First, I need some advice on the best way to tune the carb. It's the ZS 150 CD. Can it be done without the "special" tool the book talks about? How do I know if I'm too rich or too lean?

Second, I got a coolant leak from the heater shutoff valve. I've pulled it apart and replaced the gasket between the valve halves, but still leaking. When I had it apart, I noticed a little brass screw, I think it may be to take the insides out of the valve.

Has anyone rebuilt the heater shutoff valve? is it even possible?
 
The special tool is kind of a rip off IMHO.

All you need is a long allen key and two hands. While you make adustments to the needle height with one hand, you hold the piston in place with the other. Just stick you finger throught the front of the carb and put pressure on the piston to keep it from turning.

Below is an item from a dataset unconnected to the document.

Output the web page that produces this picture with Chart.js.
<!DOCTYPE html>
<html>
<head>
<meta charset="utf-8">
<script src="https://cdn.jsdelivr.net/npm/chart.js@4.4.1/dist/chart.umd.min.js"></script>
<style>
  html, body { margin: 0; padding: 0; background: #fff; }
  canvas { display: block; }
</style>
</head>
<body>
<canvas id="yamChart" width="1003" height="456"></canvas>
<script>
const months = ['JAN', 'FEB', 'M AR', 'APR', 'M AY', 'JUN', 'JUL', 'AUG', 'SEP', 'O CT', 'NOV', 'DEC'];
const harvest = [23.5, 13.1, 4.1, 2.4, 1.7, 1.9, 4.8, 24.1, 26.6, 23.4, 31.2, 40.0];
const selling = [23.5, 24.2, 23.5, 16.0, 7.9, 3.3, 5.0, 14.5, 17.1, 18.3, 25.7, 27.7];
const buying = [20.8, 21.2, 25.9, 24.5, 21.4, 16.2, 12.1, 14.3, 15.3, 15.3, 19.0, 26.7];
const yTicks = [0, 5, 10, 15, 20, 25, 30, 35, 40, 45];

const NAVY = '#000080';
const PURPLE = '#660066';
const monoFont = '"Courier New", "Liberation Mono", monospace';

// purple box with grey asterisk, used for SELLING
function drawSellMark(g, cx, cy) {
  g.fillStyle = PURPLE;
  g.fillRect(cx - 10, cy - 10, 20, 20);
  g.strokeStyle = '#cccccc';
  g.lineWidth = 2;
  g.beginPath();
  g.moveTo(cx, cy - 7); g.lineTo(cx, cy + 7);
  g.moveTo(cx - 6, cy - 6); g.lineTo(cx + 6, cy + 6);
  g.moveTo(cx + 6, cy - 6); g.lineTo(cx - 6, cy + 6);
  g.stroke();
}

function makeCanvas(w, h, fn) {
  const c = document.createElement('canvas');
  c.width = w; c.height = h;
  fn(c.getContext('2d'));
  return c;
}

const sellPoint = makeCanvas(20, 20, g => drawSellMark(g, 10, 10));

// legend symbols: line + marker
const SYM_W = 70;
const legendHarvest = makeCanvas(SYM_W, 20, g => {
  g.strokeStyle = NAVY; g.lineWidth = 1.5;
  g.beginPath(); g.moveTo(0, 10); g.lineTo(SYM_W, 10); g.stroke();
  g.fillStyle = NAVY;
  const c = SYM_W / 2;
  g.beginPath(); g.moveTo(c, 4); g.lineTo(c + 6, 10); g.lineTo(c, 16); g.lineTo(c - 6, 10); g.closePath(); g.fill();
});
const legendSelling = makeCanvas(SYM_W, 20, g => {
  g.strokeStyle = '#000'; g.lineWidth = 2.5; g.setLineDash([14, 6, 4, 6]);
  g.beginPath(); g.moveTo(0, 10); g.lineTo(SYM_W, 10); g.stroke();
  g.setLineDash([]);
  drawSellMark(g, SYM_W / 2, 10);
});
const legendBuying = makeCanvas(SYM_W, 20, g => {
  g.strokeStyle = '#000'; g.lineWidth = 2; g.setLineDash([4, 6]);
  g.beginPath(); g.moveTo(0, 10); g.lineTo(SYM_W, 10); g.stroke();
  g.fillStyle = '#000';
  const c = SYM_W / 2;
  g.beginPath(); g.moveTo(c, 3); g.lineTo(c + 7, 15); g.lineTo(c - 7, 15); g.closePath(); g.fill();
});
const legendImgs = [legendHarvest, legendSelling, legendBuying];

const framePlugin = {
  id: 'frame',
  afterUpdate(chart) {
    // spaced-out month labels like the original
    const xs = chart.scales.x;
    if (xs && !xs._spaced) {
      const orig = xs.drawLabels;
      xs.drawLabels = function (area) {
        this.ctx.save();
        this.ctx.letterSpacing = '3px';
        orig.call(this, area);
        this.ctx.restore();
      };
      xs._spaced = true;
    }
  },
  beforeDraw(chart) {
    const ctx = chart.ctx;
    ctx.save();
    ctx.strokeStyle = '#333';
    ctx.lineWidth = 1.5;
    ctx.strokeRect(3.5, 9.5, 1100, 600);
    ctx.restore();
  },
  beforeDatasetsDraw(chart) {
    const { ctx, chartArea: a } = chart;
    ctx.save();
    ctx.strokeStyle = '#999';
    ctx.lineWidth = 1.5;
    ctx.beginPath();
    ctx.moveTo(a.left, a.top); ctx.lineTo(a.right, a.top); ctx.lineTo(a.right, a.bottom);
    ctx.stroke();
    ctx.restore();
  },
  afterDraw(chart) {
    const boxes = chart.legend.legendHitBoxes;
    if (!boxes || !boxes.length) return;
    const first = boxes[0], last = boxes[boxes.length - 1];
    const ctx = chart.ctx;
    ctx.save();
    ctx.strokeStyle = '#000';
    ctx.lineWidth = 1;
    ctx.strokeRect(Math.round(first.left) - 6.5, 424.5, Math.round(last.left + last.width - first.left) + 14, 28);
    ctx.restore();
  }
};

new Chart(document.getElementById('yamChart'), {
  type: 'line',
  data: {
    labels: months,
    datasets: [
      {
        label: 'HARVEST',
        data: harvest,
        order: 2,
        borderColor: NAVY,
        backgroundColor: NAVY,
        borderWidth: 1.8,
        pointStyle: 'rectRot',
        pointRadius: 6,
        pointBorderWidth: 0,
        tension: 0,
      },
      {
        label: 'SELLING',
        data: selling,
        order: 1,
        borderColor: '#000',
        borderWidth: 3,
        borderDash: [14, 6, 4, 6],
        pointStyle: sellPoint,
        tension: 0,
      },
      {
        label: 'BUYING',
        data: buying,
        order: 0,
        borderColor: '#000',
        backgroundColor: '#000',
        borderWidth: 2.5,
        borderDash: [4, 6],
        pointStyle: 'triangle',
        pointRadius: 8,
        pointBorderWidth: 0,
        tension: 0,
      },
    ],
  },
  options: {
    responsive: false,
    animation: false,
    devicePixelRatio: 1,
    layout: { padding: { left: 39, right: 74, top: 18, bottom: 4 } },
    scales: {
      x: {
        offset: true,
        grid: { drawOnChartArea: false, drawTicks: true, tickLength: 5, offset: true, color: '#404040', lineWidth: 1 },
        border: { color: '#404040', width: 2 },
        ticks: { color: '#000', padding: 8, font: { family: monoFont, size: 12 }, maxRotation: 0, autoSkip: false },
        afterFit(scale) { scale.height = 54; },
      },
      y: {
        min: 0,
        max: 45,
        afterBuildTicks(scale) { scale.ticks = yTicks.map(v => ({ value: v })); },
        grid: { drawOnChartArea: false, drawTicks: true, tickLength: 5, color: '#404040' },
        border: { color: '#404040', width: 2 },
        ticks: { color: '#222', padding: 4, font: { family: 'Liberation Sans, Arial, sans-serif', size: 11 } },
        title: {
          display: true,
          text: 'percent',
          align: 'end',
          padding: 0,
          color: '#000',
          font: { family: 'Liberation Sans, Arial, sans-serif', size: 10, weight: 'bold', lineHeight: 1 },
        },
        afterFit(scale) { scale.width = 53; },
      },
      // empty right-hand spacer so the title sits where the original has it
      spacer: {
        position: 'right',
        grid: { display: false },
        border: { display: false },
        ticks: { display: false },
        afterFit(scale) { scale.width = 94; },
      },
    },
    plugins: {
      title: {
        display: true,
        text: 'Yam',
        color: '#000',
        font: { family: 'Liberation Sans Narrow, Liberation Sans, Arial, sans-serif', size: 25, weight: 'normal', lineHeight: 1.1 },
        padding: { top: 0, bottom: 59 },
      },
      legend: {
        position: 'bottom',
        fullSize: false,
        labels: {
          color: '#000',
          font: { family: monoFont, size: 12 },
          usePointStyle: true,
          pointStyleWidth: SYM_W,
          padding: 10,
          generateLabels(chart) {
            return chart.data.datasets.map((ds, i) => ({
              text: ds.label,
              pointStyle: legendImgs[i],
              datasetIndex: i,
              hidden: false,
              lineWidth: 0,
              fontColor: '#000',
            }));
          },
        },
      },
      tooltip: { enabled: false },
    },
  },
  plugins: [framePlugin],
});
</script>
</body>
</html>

I don't recall the size of the allen key. If someone else does not respond before I get home tonight, I will send it to you then along with a great article on tuning ZS carbs. It discusses how to determine if you are too rich or lean.

I don't know anything about the heater valve.
 
I broke down and bought the adjusting tool; the adjuster on mine is pretty stiff anyway so holding it with one hand wasn't very practical. Here's a good article on adjusting the Zenith by ear and not with the tailpipe sniffer.
https://www.sterlingbritishmotoringsociety.org/files/zenith%20stromberg%20tech%20tips.pdf

As for the heater valve, it can be rebuilt. Mine was leaking pretty badly, and you are correct, the little screw holds the valve body in. There's an O-ring that is supposed to seal it. Mine was pretty dry and crispy when I attacked it. The hard part is finding the right size O-ring. I bought one of those universal grab bags from Autozone and found one that was close, but it took a little shaving of the edge of it to get the valve back together. Mine made a tight enough fit that I just leave it on and decline to turn it off, but it fixed the leak. I also cut new seals for the two halves out of a sheet of gasket paper.
 
Thanks everyone, that was the info I needed. Much appreciated!
 
We are waiting for the Vroom post. Are you going to do a video like Zimmy? /ubbthreads/images/graemlins/smile.gif
 
LOL... yes, I think I can video it. It kinda sounds like an outboard boat motor at the moment as I only have the header on the car.
 
Oh cool, that's a good sound.
 
[ QUOTE ]
LOL... yes, I think I can video it. It kinda sounds like an outboard boat motor at the moment as I only have the header on the car.

[/ QUOTE ]

LOL to that. I was taking my wife for only her second spin in my '77 Midget when I started hearing an exhaust leak from under the bonnet. I decided to turn around and head home as quick as possible (even though the "prepare to walk" light had not lit up). On the highway headed home the tail pipe separated from the header completely, it was very loud at 60 MPH. Ironically, the first time she rode was on my test drive and we ran the car out of gas.